CONTROL & COMMUNICATION
The O-buoy is a sophisticated autonomous platform that needs to control several different instruments but also to carefully manage power. It does this through the use of a supervisory computer. The Supervisory Computer (SC) was based on a Technologic Systems TS-7260 single board computer (SBC) and additional peripheral components. The SBC has two 16C550 type serial communication ports, two USB 2.0 ports, a 10/100 MBps Ethernet port, an integral SPI interface, 64 MB of RAM memory, 128 MB of Flash memory, an SD card socket, a battery backed-up real time clock, a 16 bit PC-104 expansion interface, an on-board temperature sensor, a user selectable capability for RS-232 or RS485/422 compatibility on its COM 2 serial port, and an ARM9 processor to operate at a clock rate of 200 MHz. The software operating system was the Debian Linux distribution as adapted for the TS-7260 SBC. The SBC was fitted with a four-port 16C550 type serial expansion card and a second Ethernet port (connected via a PC-104 expansion interface). The SBC and its options were specified at the time of purchase for operation to -40oC. Typical power consumption on the buoy was observed to be approximately 1.5W while running a demanding computation benchmark load with all ports operating at high rates.
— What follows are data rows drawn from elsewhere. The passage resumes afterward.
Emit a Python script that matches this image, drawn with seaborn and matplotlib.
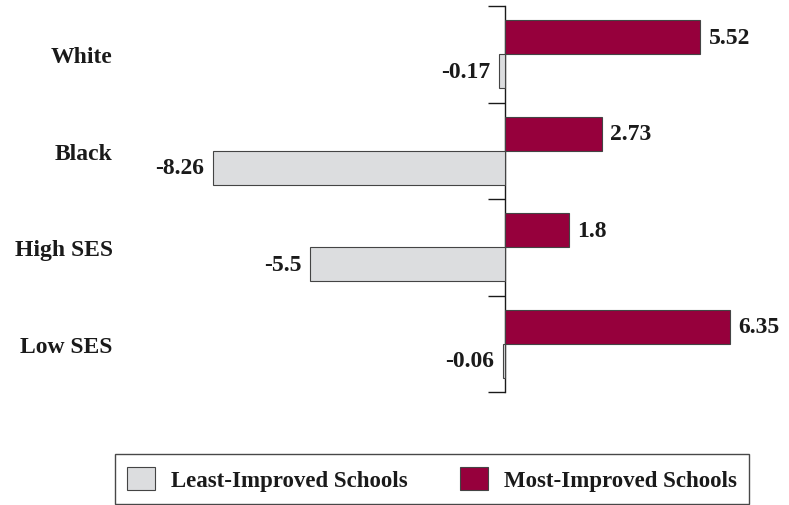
import matplotlib
matplotlib.use("Agg")
import matplotlib.pyplot as plt
import seaborn as sns
import pandas as pd
from matplotlib.patches import Patch

# Change in score by student group
groups = ["White", "Black", "High SES", "Low SES"]
most_improved = [5.52, 2.73, 1.8, 6.35]
least_improved = [-0.17, -8.26, -5.5, -0.06]
most_labels = ["5.52", "2.73", "1.8", "6.35"]
least_labels = ["-0.17", "-8.26", "-5.5", "-0.06"]
series_names = ["Most-Improved Schools", "Least-Improved Schools"]

MAROON = "#96003c"
LIGHT = "#dcdddf"
EDGE = "#444444"
INK = "#1a1a1a"

df = pd.DataFrame({
    "group": groups * 2,
    "value": most_improved + least_improved,
    "series": [series_names[0]] * len(groups) + [series_names[1]] * len(groups),
})

sns.set_theme(style="white")
plt.rcParams["font.family"] = ["Liberation Serif", "DejaVu Serif"]
plt.rcParams["font.weight"] = "bold"

W, H = 789, 506
fig = plt.figure(figsize=(W / 100, H / 100), dpi=100)
ax_left, ax_right, ax_top, ax_bot = 125, 780, 7, 393
ax = fig.add_axes([ax_left / W, 1 - ax_bot / H, (ax_right - ax_left) / W, (ax_bot - ax_top) / H])

sns.barplot(
    data=df, y="group", x="value", hue="series", order=groups,
    hue_order=series_names, palette=[MAROON, LIGHT], orient="h",
    width=0.7, edgecolor=EDGE, linewidth=0.8, saturation=1, ax=ax, legend=False,
)

px_per_unit = 35.4
zero_px = 505
xmin = -(zero_px - ax_left) / px_per_unit
xmax = (ax_right - zero_px) / px_per_unit
ax.set_xlim(xmin, xmax)
ax.set_ylim(len(groups) - 0.5, -0.5)

for s in ax.spines.values():
    s.set_visible(False)
ax.set_xticks([])
ax.set_xlabel("")
ax.set_ylabel("")
ax.tick_params(axis="y", length=0, pad=9, labelsize=17)
for lab in ax.get_yticklabels():
    lab.set_fontweight("bold")
    lab.set_color(INK)

# Zero line with ticks between groups
zero_frac = (0 - xmin) / (xmax - xmin)
sec = ax.secondary_yaxis(zero_frac)
sec.set_yticks([i - 0.5 for i in range(len(groups) + 1)])
sec.set_yticklabels([])
sec.tick_params(axis="y", length=12, width=1.0, color=INK, direction="in")
for s in sec.spines.values():
    s.set_color(INK)
    s.set_linewidth(1.0)

# Value labels
for cont, labels in zip(ax.containers, [most_labels, least_labels]):
    ax.bar_label(cont, labels=labels, padding=6, fontsize=17, fontweight="bold", color=INK)

handles = [
    Patch(facecolor=LIGHT, edgecolor=EDGE, linewidth=0.8, label="Least-Improved Schools"),
    Patch(facecolor=MAROON, edgecolor=EDGE, linewidth=0.8, label="Most-Improved Schools"),
]
leg = fig.legend(
    handles=handles, loc="center", bbox_to_anchor=(432 / W, 1 - 480 / H), ncol=2,
    frameon=True, fancybox=False, edgecolor=INK,
    handlelength=1.2, handleheight=1.2, columnspacing=2.3, borderpad=0.55,
    handletextpad=0.7, borderaxespad=0, prop={"weight": "bold", "size": 16.5},
)
leg.get_frame().set_linewidth(1.0)
for t in leg.get_texts():
    t.set_color(INK)

fig.savefig("out.png", dpi=100)
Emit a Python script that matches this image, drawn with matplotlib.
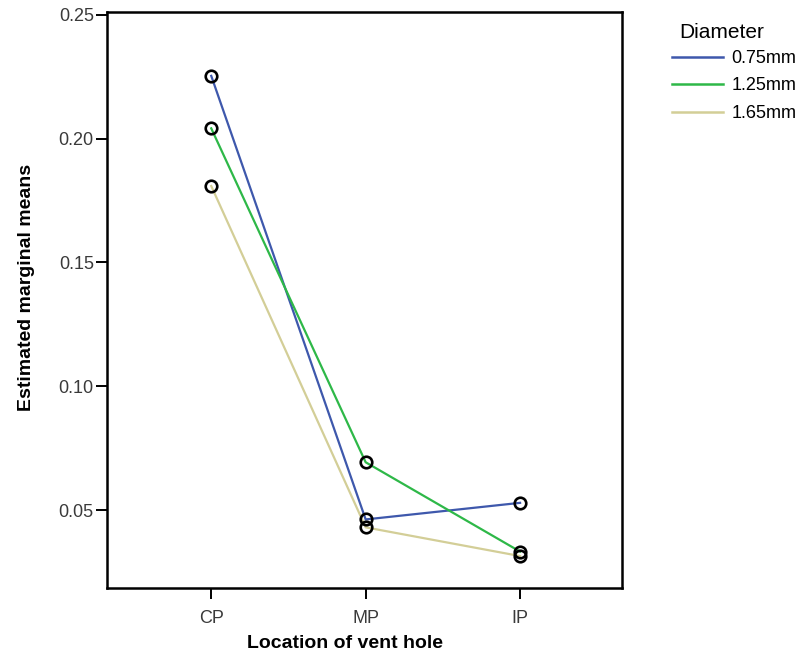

Upon start-up the computer performed an initial boot from its Flash memory in the YAFFS internal format followed by a “pivot boot” to the full operating system in EXT file format. The full Linux operating system was contained on a 512 MB solid state disk drive. A 16 MB solid-state USB memory was installed to provide an on-board archive of all data that was obtained from every instrument and sensor. In the event of a possible (but unlikely) failure in the satellite communications system, the data complete records from the buoy will be available when the buoy is recovered.
The SC was operated at all times in a watch-dog mode; therefore it represents the baseline power demand of the O-Buoy system. This device was the only subsystem on the buoy that was constantly operating.
Power distribution was managed by the SC via the power control circuit. Identical electronic switches supplied the unregulated +14.5 volt level to all scientific devices, meteorological instruments and a pre-packaged satellite transceiver system. The power control circuit provided regulated voltage at +3.3 volts for its own analog and digital circuits. This circuit utilized a set of voltage and current sensing amplifiers which were read via a multi-input multiplexer from the SPI port on the SBC. There were sufficient parameters available that the watch dog software could report the distributed voltage level and all significant current loads in the system.
Based on a predetermined scientific observation schedule (which was heavily dependent on the solar elevation angle), individual instruments were sequenced into operation as needed. The objective was to provide a maximum number of scientific observations consistent with the power available (maximum of 16W). The heaviest power consumer on the buoy was the satellite transceiver at 5.5W (up to 7W, for higher latitudes); with a typical data off-load requiring a two hour long satellite network window. Therefore, most scientific functions were scheduled for operation and data acquisition between satellite service intervals. Revised programs and schedules could be loaded to the buoy during an open satellite window. At present, the results of these revisions would have been seen at the next satellite service of the buoy which is 24 hours later.